**Stated task**: With pictures left out, extract every line between the start of the records below and the line holding "return 1 - y / H", inclusive.

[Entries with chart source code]
========================================
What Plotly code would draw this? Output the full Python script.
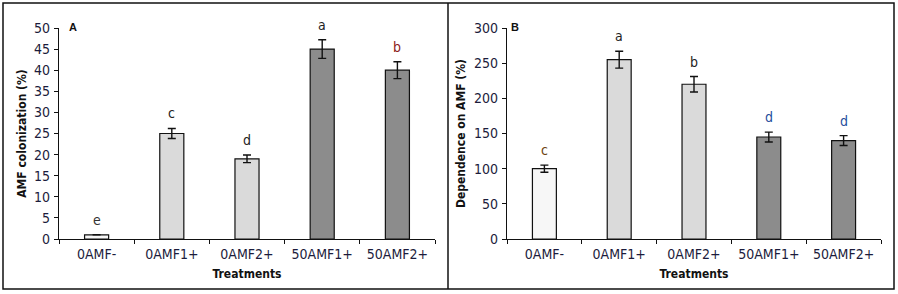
import plotly.graph_objects as go

categories = ["0AMF-", "0AMF1+", "0AMF2+", "50AMF1+", "50AMF2+"]
colonization = [1, 25, 19, 45, 40]
colonization_err = [0, 1.2, 0.9, 2.2, 2.0]
colonization_letters = ["e", "c", "d", "a", "b"]
dependence = [100, 255, 220, 145, 140]
dependence_err = [5, 12, 11, 7, 7]
dependence_letters = ["c", "a", "b", "d", "d"]

bar_colors = ["#f7f7f7", "#dadada", "#dadada", "#8c8c8c", "#8c8c8c"]
letters_colors_a = ["#333333", "#222222", "#222222", "#222222", "#8b1a1a"]
letters_colors_b = ["#6b4210", "#222222", "#222222", "#1f4f9c", "#1f4f9c"]

W, H = 898, 294
FONT = "DejaVu Sans Condensed, Liberation Sans Narrow, Liberation Sans, sans-serif"
TICKCOL = "#1c1c3c"

def px(x):
    return x / W

def py(y):
    return 1 - y / H

fig = go.Figure()
fig.add_trace(go.Bar(x=categories, y=colonization, xaxis="x", yaxis="y",
                     marker=dict(color=bar_colors, line=dict(color="#111", width=1.2)),
                     error_y=dict(type="data", array=colonization_err, color="#111", thickness=1.4, width=4),
                     width=0.32, showlegend=False))
fig.add_trace(go.Bar(x=categories, y=dependence, xaxis="x2", yaxis="y2",
                     marker=dict(color=bar_colors, line=dict(color="#111", width=1.2)),
                     error_y=dict(type="data", array=dependence_err, color="#111", thickness=1.4, width=4),
                     width=0.32, showlegend=False))

ann = []
for c, v, e, t, col in zip(categories, colonization, colonization_err, colonization_letters, letters_colors_a):
    ann.append(dict(x=c, y=v + e, xref="x", yref="y", text=t, showarrow=False, yanchor="bottom",
                    yshift=5, font=dict(family=FONT, size=14, color=col)))
for c, v, e, t, col in zip(categories, dependence, dependence_err, dependence_letters, letters_colors_b):
    ann.append(dict(x=c, y=v + e, xref="x2", yref="y2", text=t, showarrow=False, yanchor="bottom",
                    yshift=5, font=dict(family=FONT, size=14, color=col)))

ann += [
    dict(x=px(67), y=py(19), xref="paper", yref="paper", text="<b>A</b>", showarrow=False,
         font=dict(family="Liberation Sans, Arial, sans-serif", size=11, color="#111")),
    dict(x=px(515), y=py(19), xref="paper", yref="paper", text="<b>B</b>", showarrow=False,
         font=dict(family="Liberation Sans, Arial, sans-serif", size=11, color="#111")),
]

axis_common = dict(showline=True, linecolor="#111", linewidth=1.2, showgrid=False, zeroline=False,
                   ticks="outside", ticklen=4, tickcolor="#111", tickwidth=1.2,
                   tickfont=dict(family=FONT, size=14, color=TICKCOL))

fig.update_layout(
    width=W, height=H, margin=dict(l=0, r=0, t=0, b=0, autoexpand=False),
    paper_bgcolor="white", plot_bgcolor="white", bargap=0.68,
    xaxis=dict(domain=[px(59), px(435)], anchor="y", type="category", tickson="boundaries",
               title=dict(text="<b>Treatments</b>", font=dict(family=FONT, size=12, color="#111"), standoff=8),
               ticklabelstandoff=2, **axis_common),
    yaxis=dict(domain=[py(239), py(28)], anchor="x", range=[0, 50], dtick=5,
               title=dict(text="<b>AMF colonization (%)</b>", font=dict(family=FONT, size=12, color="#111"), standoff=4),
               ticklabelstandoff=1, **axis_common),
    xaxis2=dict(domain=[px(507), px(881)], anchor="y2", type="category", tickson="boundaries",
                title=dict(text="<b>Treatments</b>", font=dict(family=FONT, size=12, color="#111"), standoff=8),
                ticklabelstandoff=2, **axis_common),
    yaxis2=dict(domain=[py(239), py(28)], anchor="x2", range=[0, 300], dtick=50,
                title=dict(text="<b>Dependence on AMF (%)</b>", font=dict(family=FONT, size=12, color="#111"), standoff=5),
                ticklabelstandoff=1, **axis_common),
    annotations=ann,
    shapes=[
        dict(type="rect", xref="paper", yref="paper", x0=px(3), x1=px(894), y0=py(289), y1=py(3),
             line=dict(color="#111", width=1.5)),
        dict(type="line", xref="paper", yref="paper", x0=px(448), x1=px(448), y0=py(289), y1=py(3),
             line=dict(color="#111", width=1.5)),
    ],
)

fig.write_html("out.html", config={"displayModeBar": False},
               post_script="document.body.style.margin='0';")
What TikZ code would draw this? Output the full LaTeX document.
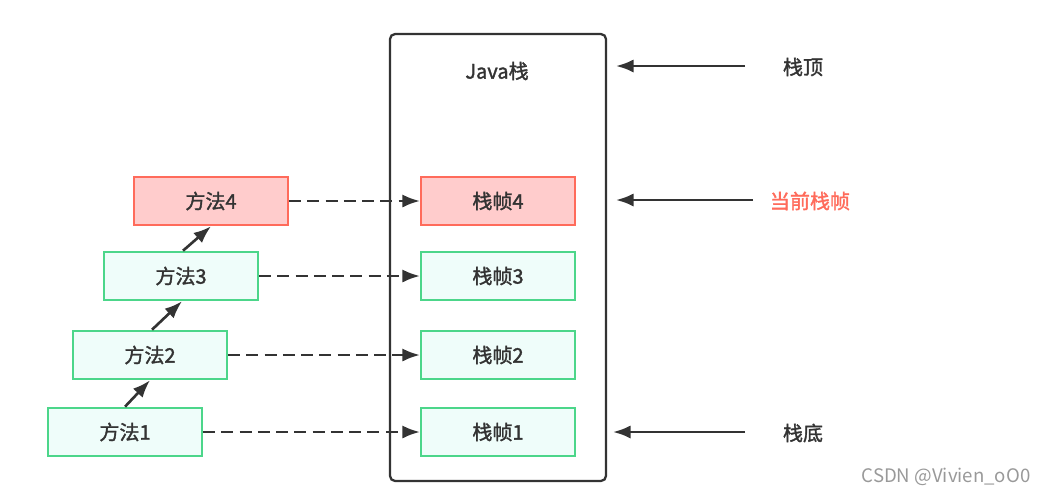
\documentclass[tikz,border=0pt]{standalone}
\usepackage{fontspec}
\setmainfont{Noto Sans CJK SC}[AutoFakeBold=1.6]
\usetikzlibrary{arrows.meta}
\definecolor{ink}{HTML}{333333}
\definecolor{greenline}{HTML}{4CD68A}
\definecolor{greenfill}{HTML}{EFFDFA}
\definecolor{redline}{HTML}{FF6B5B}
\definecolor{redfill}{HTML}{FFCCCC}
\definecolor{marktext}{HTML}{999999}
\begin{document}
\begin{tikzpicture}[x=0.02cm, y=-0.02cm,
		every node/.style = {font=\fontsize{11.4}{13}\selectfont\bfseries, text=ink},
		framebox/.style = {draw=greenline, fill=greenfill, line width=1.2pt, minimum width=3.08cm, minimum height=0.97cm},
		hotbox/.style = {framebox, draw=redline, fill=redfill},
		callarrow/.style = {-{Latex[length=10pt,width=7.5pt]}, draw=ink, line width=1.5pt},
		linkarrow/.style = {callarrow, dash pattern=on 6.8pt off 3.6pt}]
		\useasboundingbox (0, 0) rectangle (1046, 495);
		% Java stack
		\node[draw=ink, line width=1.3pt, rounded corners=0.1cm, minimum width=4.32cm, minimum height=8.94cm] (stack) at (498, 257.5) {};
		\node (title) at (497, 71) {Java栈};
		\node[hotbox] (f4) at (498, 201) {栈帧4};
		\node[framebox] (f3) at (498, 276) {栈帧3};
		\node[framebox] (f2) at (498, 355) {栈帧2};
		\node[framebox] (f1) at (498, 432) {栈帧1};
		% methods
		\node[hotbox] (m4) at (211, 201) {方法4};
		\node[framebox] (m3) at (181, 276) {方法3};
		\node[framebox] (m2) at (150, 355) {方法2};
		\node[framebox] (m1) at (125, 432) {方法1};
		\draw[callarrow] (m1.north) -- (m2.south);
		\draw[callarrow] (m2.north) ++(2, 0) -- ([xshift=0.02cm]m3.south);
		\draw[callarrow] (m3.north) ++(2, 0) -- (m4.south);
		\foreach \i in {1, 2, 3, 4}
			\draw[linkarrow] (m\i.east) -- (f\i.west);
		% labels on the right
		\node (toplbl) at (803, 67) {栈顶};
		\node[text=redline] (curlbl) at (810, 201) {当前栈帧};
		\node (botlbl) at (803, 433) {栈底};
		\coordinate (toptail) at (745, 66);
		\coordinate (tophead) at (616, 66);
		\coordinate (curtail) at (753, 200);
		\coordinate (curhead) at (616, 200);
		\coordinate (bottail) at (745, 432);
		\coordinate (bothead) at (613, 432);
		\draw[callarrow] (toptail) -- (tophead);
		\draw[callarrow] (curtail) -- (curhead);
		\draw[callarrow] (bottail) -- (bothead);
		\node[text=marktext, font=\fontsize{10.6}{12}\selectfont] (mark) at (946, 477) {CSDN @Vivien\_oO0};
	\end{tikzpicture}
\end{document}
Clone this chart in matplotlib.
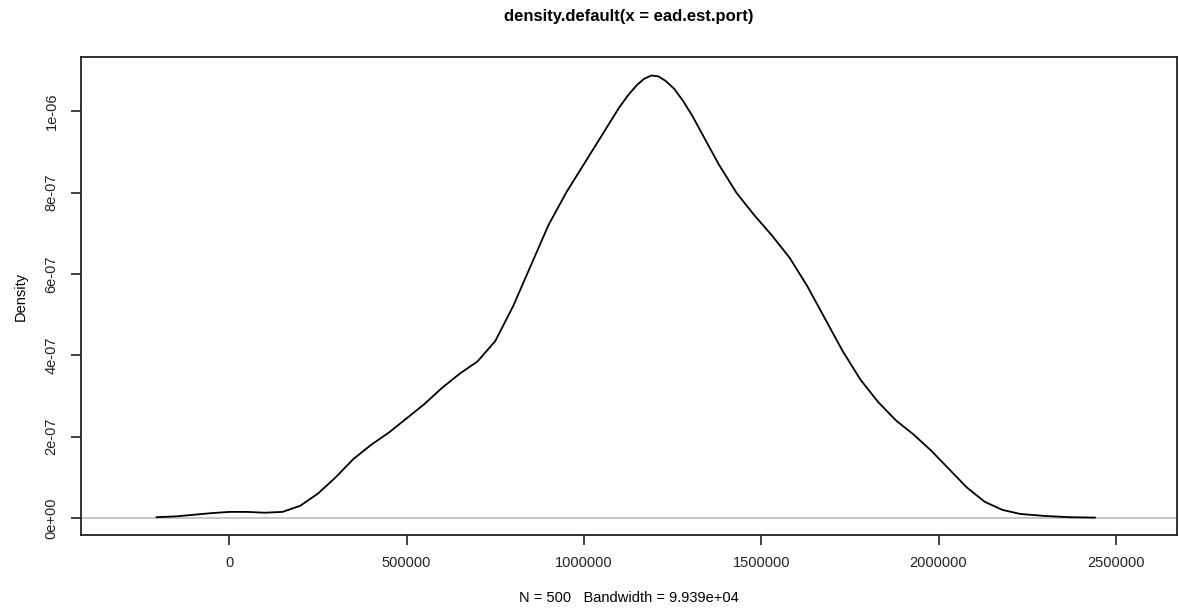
import numpy as np
import matplotlib
matplotlib.use("Agg")
import matplotlib.pyplot as plt

plt.rcParams['font.family'] = ['Liberation Sans', 'DejaVu Sans']

# density curve
dens_x = [-205000, -150000, -100000, -50000, 0, 50000, 100000, 150000, 200000,
          250000, 300000, 350000, 400000, 450000, 500000, 550000, 600000,
          650000, 700000, 750000, 800000, 850000, 900000, 950000, 1000000,
          1050000, 1100000, 1125000, 1150000, 1170000, 1190000, 1210000,
          1230000, 1255000, 1280000, 1305000, 1330000, 1355000,
          1380000, 1430000, 1480000, 1530000, 1580000, 1630000, 1680000,
          1730000, 1780000, 1830000, 1880000, 1930000, 1980000, 2030000,
          2080000, 2130000, 2180000, 2230000, 2300000, 2370000, 2441000]
dens_y = [0.002, 0.004, 0.008, 0.012, 0.015, 0.015, 0.013, 0.015, 0.03,
          0.06, 0.10, 0.145, 0.18, 0.21, 0.245, 0.28, 0.32,
          0.355, 0.385, 0.435, 0.52, 0.62, 0.72, 0.80, 0.87,
          0.94, 1.01, 1.04, 1.065, 1.08, 1.088, 1.086,
          1.075, 1.055, 1.025, 0.99, 0.95, 0.91,
          0.87, 0.80, 0.745, 0.695, 0.64, 0.57, 0.49,
          0.41, 0.34, 0.285, 0.24, 0.205, 0.165, 0.12,
          0.075, 0.04, 0.02, 0.01, 0.005, 0.002, 0.001]
dens_y = [v * 1e-6 for v in dens_y]

xticks = [0, 500000, 1000000, 1500000, 2000000, 2500000]
xtick_labels = ['0', '500000', '1000000', '1500000', '2000000', '2500000']
yticks = [0, 2e-7, 4e-7, 6e-7, 8e-7, 1e-6]
ytick_labels = ['0e+00', '2e-07', '4e-07', '6e-07', '8e-07', '1e-06']

title = 'density.default(x = ead.est.port)'
subtitle = 'N = 500   Bandwidth = 9.939e+04'

W, H = 1179, 610
fig = plt.figure(figsize=(W / 100, H / 100), dpi=100)
ax = fig.add_axes([80.7 / W, 1 - 535 / H, (1176.7 - 80.7) / W, (535 - 57.3) / H])

ax.axhline(0, color='#bebebe', lw=1.2, zorder=1)
ax.plot(dens_x, dens_y, color='black', lw=1.3, zorder=2)

ax.set_xlim(-419000, 2671700)
ax.set_ylim(-0.0418e-6, 1.1328e-6)

ax.set_xticks(xticks)
ax.set_xticklabels(xtick_labels)
ax.set_yticks(yticks)
ax.set_yticklabels(ytick_labels, rotation=90, va='center')
ax.tick_params(direction='out', length=7, width=1.2, labelsize=10.5,
               colors='#222222', pad=8)
ax.tick_params(axis='y', pad=9)

for sp in ax.spines.values():
    sp.set_linewidth(1.3)
    sp.set_color('#222222')

ax.set_ylabel('Density', fontsize=10.5, labelpad=12)
fig.text((80.7 + 1176.7) / 2 / W, 1 - 598 / H, subtitle, ha='center',
         va='center', fontsize=10.5)
fig.text((80.7 + 1176.7) / 2 / W, 1 - 16 / H, title, ha='center',
         va='center', fontsize=12, fontweight='bold')

fig.savefig('out.png', dpi=100)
========================================
**Answer to the problem**:
What Plotly code would draw this? Output the full Python script.
import plotly.graph_objects as go

categories = ["0AMF-", "0AMF1+", "0AMF2+", "50AMF1+", "50AMF2+"]
colonization = [1, 25, 19, 45, 40]
colonization_err = [0, 1.2, 0.9, 2.2, 2.0]
colonization_letters = ["e", "c", "d", "a", "b"]
dependence = [100, 255, 220, 145, 140]
dependence_err = [5, 12, 11, 7, 7]
dependence_letters = ["c", "a", "b", "d", "d"]

bar_colors = ["#f7f7f7", "#dadada", "#dadada", "#8c8c8c", "#8c8c8c"]
letters_colors_a = ["#333333", "#222222", "#222222", "#222222", "#8b1a1a"]
letters_colors_b = ["#6b4210", "#222222", "#222222", "#1f4f9c", "#1f4f9c"]

W, H = 898, 294
FONT = "DejaVu Sans Condensed, Liberation Sans Narrow, Liberation Sans, sans-serif"
TICKCOL = "#1c1c3c"

def px(x):
    return x / W

def py(y):
    return 1 - y / H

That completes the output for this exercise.